Start Given information

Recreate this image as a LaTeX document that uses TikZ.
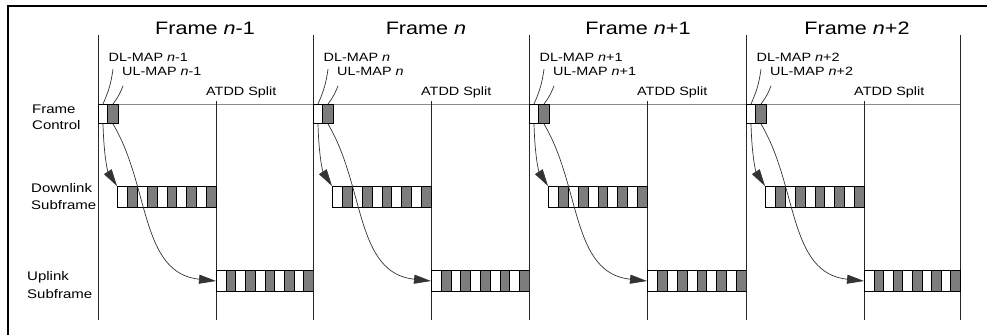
\documentclass[tikz,border=0pt]{standalone}
\usepackage{fontspec}
\setmainfont{Liberation Sans}
\usetikzlibrary{arrows.meta,calc}
\newcommand{\hs}[1]{\scalebox{1.2}[1]{#1}}
\definecolor{cellgray}{RGB}{125,125,125}
\begin{document}
\begin{tikzpicture}[x=1pt,y=-1pt,
  lbl/.style={inner sep=0pt, anchor=base west, font=\fontsize{12}{14}\selectfont},
  sidelbl/.style={inner sep=0pt, anchor=base west, font=\fontsize{12.5}{15}\selectfont},
  ttl/.style={inner sep=0pt, anchor=base, font=\fontsize{18}{21}\selectfont},
  vline/.style={line width=0.9pt, draw=black!85},
  hline/.style={line width=0.8pt, draw=black!45},
  fcbox/.style={draw, line width=1pt, inner sep=0pt, minimum height=19pt, anchor=north west},
  sub/.style={draw, line width=1pt, inner sep=0pt, minimum height=21pt, anchor=north west,
    path picture={
      \foreach \c in {1,3,...,9}
        \fill[cellgray] ($(path picture bounding box.north west)!{\c/10}!(path picture bounding box.north east)$)
          rectangle ($(path picture bounding box.south west)!{(\c+1)/10}!(path picture bounding box.south east)$);
      \foreach \c in {1,...,9}
        \draw[line width=1pt] ($(path picture bounding box.north west)!{\c/10}!(path picture bounding box.north east)$)
          -- ($(path picture bounding box.south west)!{\c/10}!(path picture bounding box.south east)$);
    }},
  conn/.style={line width=0.7pt, draw=black!80, -{Triangle[length=17pt,width=9pt]}},
  leader/.style={line width=0.7pt, draw=black!80}
]
\useasboundingbox (0,0) rectangle (987,335);
% outer border
\draw[line width=1.6pt] (8,335) -- (8,6) -- (987,6);

% side labels
\node[sidelbl] (fc1) at (32,113) {\hs{Frame}};
\node[sidelbl] (fc2) at (32,129) {\hs{Control}};
\node[sidelbl] (dn1) at (31,192) {\hs{Downlink}};
\node[sidelbl] (dn2) at (31,209) {\hs{Subframe}};
\node[sidelbl] (up1) at (27,280) {\hs{Uplink}};
\node[sidelbl] (up2) at (27,298) {\hs{Subframe}};

% horizontal frame-control line
\draw[hline] (98,104) -- (960,104);
% final frame boundary
\draw[vline] (960,35) -- (960,320);

\foreach \x/\nx/\s/\tc/\i in {98/313/{-1}/107/a, 313/529/{}/113/b, 529/746/{+1}/109/c, 746/960/{+2}/111/d}{
  \pgfmathsetmacro\uw{\nx-\x-118}
  % frame boundary and ATDD split
  \draw[vline] (\x,35) -- (\x,320);
  \draw[vline] (\x+118,101) -- (\x+118,320);
  % texts
  \node[ttl] (t\i) at (\x+\tc,34) {\hs{Frame \textit{n}\s}};
  \node[lbl] (dll\i) at (\x+10.5,61) {\hs{DL-MAP \textit{n}\s}};
  \node[lbl] (ull\i) at (\x+24,75.5) {\hs{UL-MAP \textit{n}\s}};
  \node[lbl] (at\i) at (\x+108,95) {\hs{ATDD Split}};
  % frame control
  \node[fcbox, fill=white, minimum width=9pt] (fcw\i) at (\x,104) {};
  \node[fcbox, fill=cellgray, minimum width=11pt] (fcg\i) at (\x+9,104) {};
  % subframes
  \node[sub, minimum width=99pt] (dl\i) at (\x+19,186) {};
  \node[sub, minimum width=\uw pt] (ul\i) at (\x+118,270) {};
  % leaders
  \draw[leader] (fcw\i.north) to[bend right=8] ($(dll\i.south west)+(4.5,8)$);
  \draw[leader] (fcg\i.north) to[bend right=8] ($(ull\i.south west)+(1,10)$);
  % arrows
  \draw[conn] (fcw\i.south) .. controls +(1,35) and +(-9,-14) .. (dl\i.north west);
  \draw[conn] (fcg\i.south) .. controls +(37,62) and +(-76,-8) .. (ul\i.west);
}
\end{tikzpicture}
\end{document}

End Given information

■ **Short task**: Reproduce all of the material exactly, apart from the pictures.

■ **Result**:
Recreate this image as a LaTeX document that uses TikZ.
\documentclass[tikz,border=0pt]{standalone}
\usepackage{fontspec}
\setmainfont{Liberation Sans}
\usetikzlibrary{arrows.meta,calc}
\newcommand{\hs}[1]{\scalebox{1.2}[1]{#1}}
\definecolor{cellgray}{RGB}{125,125,125}
\begin{document}
\begin{tikzpicture}[x=1pt,y=-1pt,
  lbl/.style={inner sep=0pt, anchor=base west, font=\fontsize{12}{14}\selectfont},
  sidelbl/.style={inner sep=0pt, anchor=base west, font=\fontsize{12.5}{15}\selectfont},
  ttl/.style={inner sep=0pt, anchor=base, font=\fontsize{18}{21}\selectfont},
  vline/.style={line width=0.9pt, draw=black!85},
  hline/.style={line width=0.8pt, draw=black!45},
  fcbox/.style={draw, line width=1pt, inner sep=0pt, minimum height=19pt, anchor=north west},
  sub/.style={draw, line width=1pt, inner sep=0pt, minimum height=21pt, anchor=north west,
    path picture={
      \foreach \c in {1,3,...,9}
        \fill[cellgray] ($(path picture bounding box.north west)!{\c/10}!(path picture bounding box.north east)$)
          rectangle ($(path picture bounding box.south west)!{(\c+1)/10}!(path picture bounding box.south east)$);
      \foreach \c in {1,...,9}
        \draw[line width=1pt] ($(path picture bounding box.north west)!{\c/10}!(path picture bounding box.north east)$)
          -- ($(path picture bounding box.south west)!{\c/10}!(path picture bounding box.south east)$);
    }},
  conn/.style={line width=0.7pt, draw=black!80, -{Triangle[length=17pt,width=9pt]}},
  leader/.style={line width=0.7pt, draw=black!80}
]
\useasboundingbox (0,0) rectangle (987,335);
% outer border
\draw[line width=1.6pt] (8,335) -- (8,6) -- (987,6);

% side labels
\node[sidelbl] (fc1) at (32,113) {\hs{Frame}};
\node[sidelbl] (fc2) at (32,129) {\hs{Control}};
\node[sidelbl] (dn1) at (31,192) {\hs{Downlink}};
\node[sidelbl] (dn2) at (31,209) {\hs{Subframe}};
\node[sidelbl] (up1) at (27,280) {\hs{Uplink}};
\node[sidelbl] (up2) at (27,298) {\hs{Subframe}};

% horizontal frame-control line
\draw[hline] (98,104) -- (960,104);
% final frame boundary
\draw[vline] (960,35) -- (960,320);

\foreach \x/\nx/\s/\tc/\i in {98/313/{-1}/107/a, 313/529/{}/113/b, 529/746/{+1}/109/c, 746/960/{+2}/111/d}{
  \pgfmathsetmacro\uw{\nx-\x-118}
  % frame boundary and ATDD split
  \draw[vline] (\x,35) -- (\x,320);
  \draw[vline] (\x+118,101) -- (\x+118,320);
  % texts
  \node[ttl] (t\i) at (\x+\tc,34) {\hs{Frame \textit{n}\s}};
  \node[lbl] (dll\i) at (\x+10.5,61) {\hs{DL-MAP \textit{n}\s}};
  \node[lbl] (ull\i) at (\x+24,75.5) {\hs{UL-MAP \textit{n}\s}};
  \node[lbl] (at\i) at (\x+108,95) {\hs{ATDD Split}};
  % frame control
  \node[fcbox, fill=white, minimum width=9pt] (fcw\i) at (\x,104) {};
  \node[fcbox, fill=cellgray, minimum width=11pt] (fcg\i) at (\x+9,104) {};
  % subframes
  \node[sub, minimum width=99pt] (dl\i) at (\x+19,186) {};
  \node[sub, minimum width=\uw pt] (ul\i) at (\x+118,270) {};
  % leaders
  \draw[leader] (fcw\i.north) to[bend right=8] ($(dll\i.south west)+(4.5,8)$);
  \draw[leader] (fcg\i.north) to[bend right=8] ($(ull\i.south west)+(1,10)$);
  % arrows
  \draw[conn] (fcw\i.south) .. controls +(1,35) and +(-9,-14) .. (dl\i.north west);
  \draw[conn] (fcg\i.south) .. controls +(37,62) and +(-76,-8) .. (ul\i.west);
}
\end{tikzpicture}
\end{document}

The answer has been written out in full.